Als die Studie 2021 zuletzt in Österreich durchgeführt wurde, hatte sie daher eklatante Lücken: Der höchste angegebene Vermögenswert lag bei rund zwölf Millionen Euro – es war also quasi ein „armer Reicher“. Mark Mateschitz soll mit über 39 Milliarden Euro mehr als das 3000-Fache besitzen.
Die Folge ist eine extrem ungenaue Schätzung der Vermögensverteilung: Laut HFCS besitzt das reichste Prozent in Österreich mehr als 15 Prozent des Vermögens. Das klingt viel, dürfte aber viel zu wenig sein: Eine andere Studie der Nationalbank aus dem Jahr 2022 schätzt, dass das reichste Prozent der Bevölkerung bis zur Hälfte des nationalen Wohlstandes sein Eigen nennt. Ein milliardenschwerer Unterschied.
Das von ÖVP und FPÖ besetzte Direktorium der Nationalbank weigert sich, aussagekräftige Vermögensdaten auch für die Reichen in Österreich zu erheben.
In 17 europäischen Staaten wird zum HFCS daher ein sogenanntes „Oversampling“ durchgeführt: Statistisch schwer erfassbare Gruppen wie etwa besonders reiche Haushalte am oberen oder obdachlose Menschen am unteren Ende der Vermögensverteilung werden zusätzlich befragt, um ein genaueres Bild zu erhalten. Das sei „prinzipiell sehr einfach durchführbar“ und wäre „absolut notwendig“, betonte Wilfried Altzinger, Co-Leiter des Forschungsinstituts „Economics of Inequality“ an der WU Wien, bereits im September des Vorjahres gegenüber profil.
„Politisches Manöver“ …
Wenige Wochen nach Erscheinen des profil-Artikels bot das Sozialministerium der Nationalbank an, die Kosten eines solchen „Oversamplings“ zu übernehmen. Doch trotz mehrmaliger Urgenz habe man keine inhaltliche Rückmeldung bekommen, heißt es nun aus dem Sozialministerium: „Das von ÖVP und FPÖ besetzte Direktorium der Nationalbank weigert sich, aussagekräftige Vermögensdaten auch für die Reichen in Österreich zu erheben“, kritisiert Sozialminister Rauch.

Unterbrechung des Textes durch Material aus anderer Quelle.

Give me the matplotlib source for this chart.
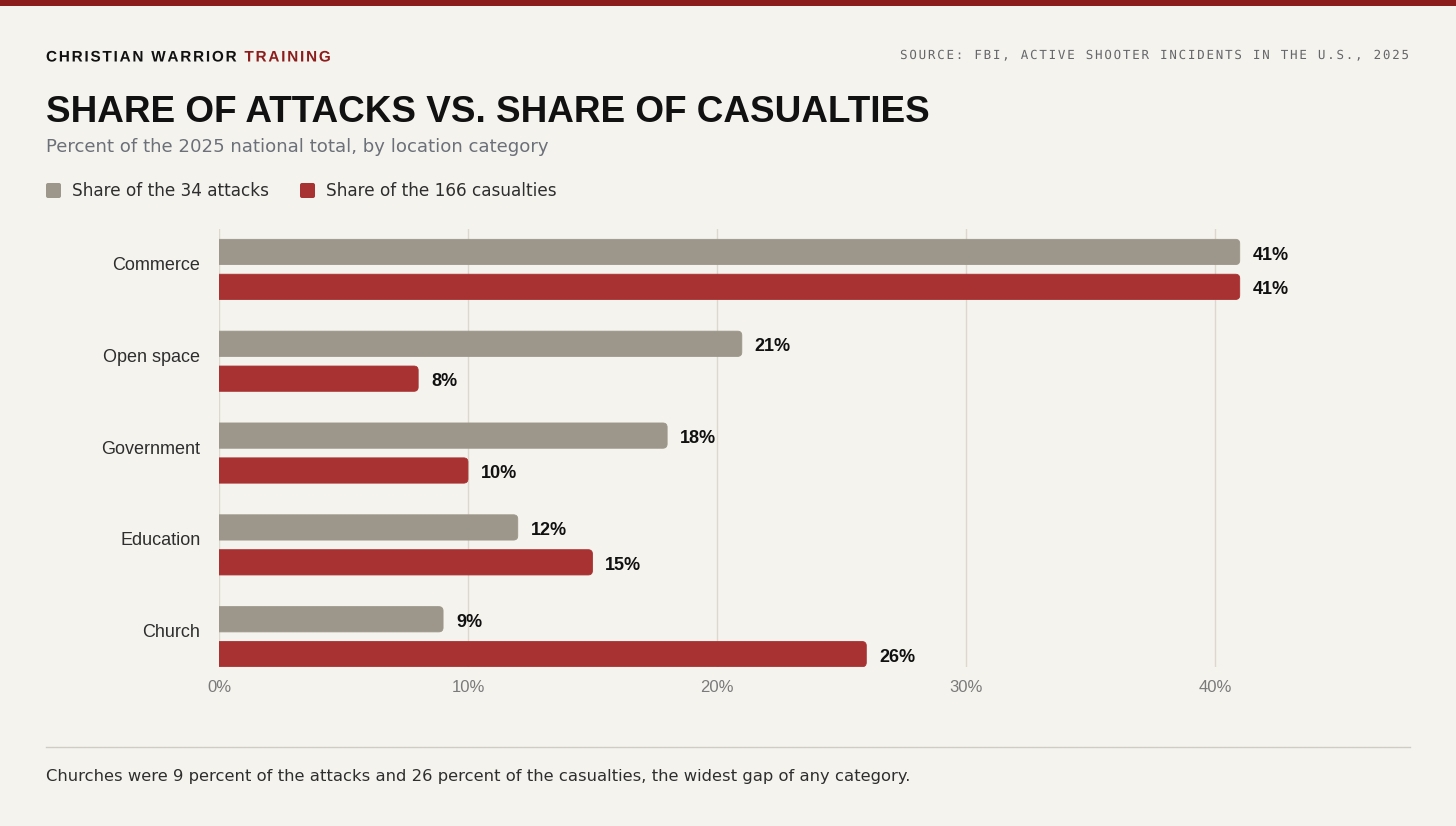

Die Zeit läuft: Das Institut für empirische Sozialforschung GmbH (IFES) führt derzeit die fünfte Welle der Befragung im Auftrag der Nationalbank durch – derzeit ohne „Oversampling“. Dass die Nationalbank keine genaueren Daten erhebt, sei „ein politisches Manöver, um der Debatte über eine Vermögensbesteuerung auszuweichen“, ist Rauch sicher.
… oder fehlender Mehrwert
Die HFCS sei etabliert worden, um Analysen und Entscheidungen der Nationalbank rund um Geldpolitik und Finanzmarktstabilität zu unterstützen, heißt es indes vonseiten Nationalbank-Gouverneur Robert Holzmann. „In der Vergangenheit haben wir, das Direktorium der OeNB, keinen signifikanten Mehrwert eines Oversamplings besonders vermögender Haushalte für die Geldpolitik oder die Finanzmarktstabilität erkennen können“, sagt Holzmann im profil-Interview. Das Direktorium der Nationalbank habe Rauch allerdings eine neuerliche Prüfung des Oversamplings zugesagt.
Für die laufende Erhebung scheint die Prüfung zu spät zu kommen. Der Reichtum der reichsten Österreicherinnen und Österreicher dürfte folglich auch im Superwahljahr unterschätzt bleiben.
Das Geld bleibt in Österreich vorerst ein scheues Reh. Mit ganzjähriger Schonzeit.